Monday, 4 November 2013

Determining the Value of Bulletproof Availability


Image this scenario; you are in a meeting room with your business. You are sitting across from each other at opposite ends of a table. The topic of service availability has come up. When you ask the customer what expectations there are they reply “Well, we need it all the time”

You then write down a number on a piece of paper which indicates the annual cost of continuous availability, fold it and slowly slide it across the table in their direction.

They look at you for a moment unfold the paper, you can see that there is a slight gasp, and their eyebrows rise, there is a brief hesitation… they reply,
“8 to 5 Monday through Friday will be just fine.”

While discussions like this are the things of satire, there is an ounce of truth in that the customers just want to have their “stuff” up all the time. The key question is how to optimize availability versus cost

How do we go about this effectively one might ask. A good place to start would be to determine what the business really needs:
·         Business hours
·         24 x 7 x 365
·         Can we allot for maintenance outages etc.

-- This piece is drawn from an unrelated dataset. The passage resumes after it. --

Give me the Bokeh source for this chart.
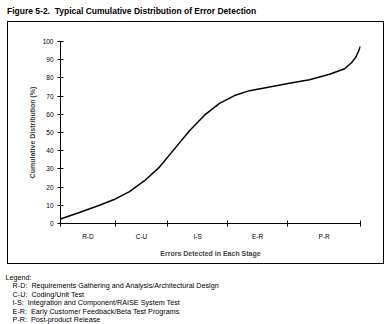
from bokeh.plotting import figure
from bokeh.layouts import column
from bokeh.models import Div, FixedTicker, Range1d
from bokeh.embed import file_html
from bokeh.resources import INLINE

# Stage codes along the lifecycle and the stage boundaries (percent of timeline)
stage_codes = ["R-D", "C-U", "I-S", "E-R", "P-R"]
stage_edges = [0, 18.3, 35.7, 55.7, 75.7, 100]

# Cumulative share of errors detected along the timeline
progress = [0, 6.3, 13, 18.3, 23, 28, 33, 38, 43, 48, 53, 58,
            63, 69.7, 76.3, 83, 89.7, 94.7, 97, 98.3, 99.3, 100]
cum_pct = [2.5, 6, 10, 13.5, 17.5, 23.5, 31, 41, 51, 59.5, 66, 70.3,
           73, 75, 77, 79, 82, 85, 88.3, 91, 94.5, 97.4]

y_ticks = list(range(0, 101, 10))

legend_lines = [
    ("R-D", "Requirements Gathering and Analysis/Architectural Design"),
    ("C-U", "Coding/Unit Test"),
    ("I-S", "Integration and Component/RAISE System Test"),
    ("E-R", "Early Customer Feedback/Beta Test Programs"),
    ("P-R", "Post-product Release"),
]

stage_centers = [(a + b) / 2 for a, b in zip(stage_edges[:-1], stage_edges[1:])]

p = figure(width=377, height=243, output_backend="svg", toolbar_location=None,
           x_range=Range1d(0, 100), y_range=Range1d(0, 100),
           min_border_left=52, min_border_right=25,
           min_border_top=19, min_border_bottom=42)
p.outline_line_color = None
p.grid.visible = False
p.background_fill_color = "white"
p.border_fill_color = "white"

p.line(progress, cum_pct, line_color="black", line_width=1.5, line_join="round")

# x axis: stage names at the middle of each stage, ticks at stage boundaries
xa = p.xaxis[0]
xa.ticker = FixedTicker(ticks=stage_centers, minor_ticks=stage_edges)
xa.major_label_overrides = {c: s for c, s in zip(stage_centers, stage_codes)}
xa.major_tick_in = 0
xa.major_tick_out = 0
xa.minor_tick_in = 3
xa.minor_tick_out = 3
xa.minor_tick_line_color = "black"
xa.axis_line_color = "black"
xa.major_label_text_font = "Liberation Sans"
xa.major_label_text_font_size = "6.5px"
xa.major_label_text_color = "black"
xa.major_label_standoff = 6
xa.axis_label = "Errors Detected in Each Stage"
xa.axis_label_text_font = "Liberation Sans"
xa.axis_label_text_font_style = "bold"
xa.axis_label_text_font_size = "7px"
xa.axis_label_standoff = 7

ya = p.yaxis[0]
ya.ticker = FixedTicker(ticks=y_ticks, minor_ticks=[])
ya.major_tick_in = 3
ya.major_tick_out = 3
ya.major_tick_line_color = "black"
ya.axis_line_color = "black"
ya.major_label_text_font = "Liberation Sans"
ya.major_label_text_font_size = "6.5px"
ya.major_label_text_color = "black"
ya.major_label_standoff = 4
ya.axis_label = "Cumulative Distribution (%)"
ya.axis_label_text_font = "Liberation Sans"
ya.axis_label_text_font_style = "bold"
ya.axis_label_text_font_size = "7px"
ya.axis_label_standoff = 4

p.margin = (0, 0, 0, 7)
p.styles = {"border": "1.5px solid black"}

title = Div(
    text=('<div style="font-family:\'Liberation Sans\';font-weight:bold;'
          'font-size:8.5px;color:black;white-space:pre;padding:5px 0 0 7px;">'
          'Figure 5-2.  Typical Cumulative Distribution of Error Detection</div>'),
    width=388, height=21, margin=(0, 0, 0, 0))

rows = ['<div>Legend:</div>']
for code, name in legend_lines:
    rows.append(f'<div style="padding-left:8px;white-space:pre;">{code}:  {name}</div>')
legend = Div(
    text=('<div style="font-family:\'Liberation Sans\';font-size:8px;line-height:8.4px;'
          'color:black;padding:10px 0 0 6px;transform:scaleX(0.9);'
          'transform-origin:0 0;">' + "".join(rows) + '</div>'),
    width=388, height=57, margin=(0, 0, 0, 0))

layout = column(title, p, legend, spacing=0)

open("out.html", "w").write(file_html(layout, INLINE))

Once we know what the business needs from an overall service availability standpoint we will need to understand what risks are present from an unavailability standpoint. Depending on the capability of your other processes you may be in a better position to identify:
·         Volume of incidents which impact the service
·         Monitoring the components within the service or the service as a whole via Event Management
·         The level of architectural redundancy built into the service and it there any single points of failure or weaknesses

There are several ways to identify what can contribute the unavailability of a service; whichever you choose at the end of the day should allow you to strategize on how to mitigate those identified risks. Changes may be required at an infrastructure level if we have single points of failure. There may also need to be changes in the way that IT provides support during incident outages. These along with other factors you discover during the assessment of the service will identify the costs that are associated with the service unavailability

This price tag will be used to balance on what levels of design and support are required for the availability of service we are discussing. The fact of the matter is that nothing is unbreakable, establishing the availability requirements to manage failures for your customers where they make sense is key. This in turn will translate to value to for your customer.